2. Certain sayings of the deceased were admitted as dying declarations. They were not objected to, and seem to have been properly received. It is contended that the trial judge did not pass upon their admissibility as a preliminary question before allowing them to go to the jury. It does not affirmatively appear that he did or did not. It was his duty to do it, and we cannot presume that he failed to perform that duty properly and faithfully.

3. A practicing physician was allowed to give in evidence his opinion as an expert touching the probable effect of wounds such as other witnesses described, though he had never seen or examined the wounds himself. He gave his opinion with reference to their adequacy and tendency to produce death. It appealing that he was a practicing physician, he was a competent witness to form and express an opinion upon this subject as an expert. The examination should have been on a hypothetical rather than on the actual case. But no question was raised as to this point, his competency and not the mode of his examination being the matter raised by objection and submitted to the court for decision.

4. It is complained that the court gave no instruction *18to the jury touching the law of manslaughter, voluntary or involuntary. The manner of inflicting the mortal wounds was, according to a fair if not a necessary inference from the facts in evidence, by striking, throwing down and stamping upon the deceased, who was at the time probably in a pregnant condition. There could be no voluntary manslaughter without some provocation, and there was not the slighest evidence of any provocation whatever; and the accused did not set up or pretend that there was anything involuntary either in the blows or in their effect. He neither proved nor stated anything in mitigation, but in his statement to the court and jury denied that he used any violence. It did not appear and was not suggested that any other person was in the room by whom the injuries to the wife could or might have been inflicted. If they were the cause of her death which occurred shortly thereafter, although there might be a guess or conjecture that the killing was involuntary, yet unless there had been some evidence or some statement of the prisoner tending to show that it was so in fact, or unless that defence had in some way been set up or insisted upon instead of being wholly negatived by the prisoner’s statement, we cannot rule that the trial judge was bound, as matter of law, to submit any question concerning it to the jury. We do not say that it would have been unlawful for him to do so if such a course had been dictated by his own conscience, but we are clear that the law did not impose it upon him as an official duty.

5. The language imputed to the solicitor-general, as having been used in his argument to the jury touching the defendant, was grossly improper, but no objection was made thereto by the accused or his counsel at the time, and no ruling thereon by the court was invoked or made. This being so, it was not cause for a new trial.

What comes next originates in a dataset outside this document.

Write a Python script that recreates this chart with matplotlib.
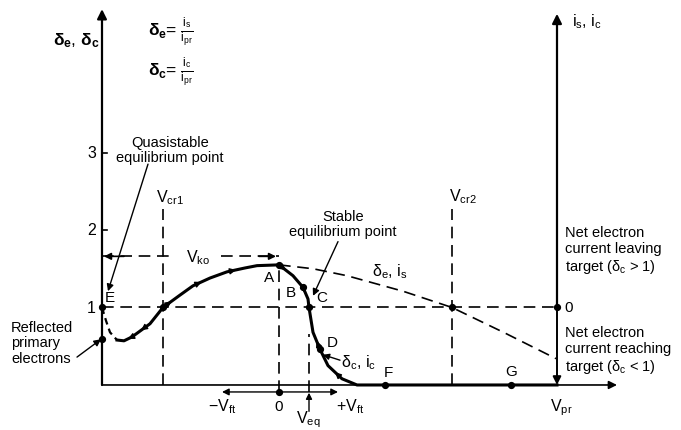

6. The impression made by the transcript of the record, *19taken as a whole, is that the accused was indiscreet and unwise both in conduct and expression whilst his trial was in progress, and that, owing to the youth and inexperience of the zealous and faithful young gentlemen who were assigned by the court to act as his counsel, he was not defended with the tact and skill which older and more experienced counsel might have brought to bear in his behalf. Yet we can discover no reason for holding that the conviction was illegal or improper. The evidence, if it did not require, certainly warranted the verdict, and there was no error in denying a new trial. Judgment affirmed.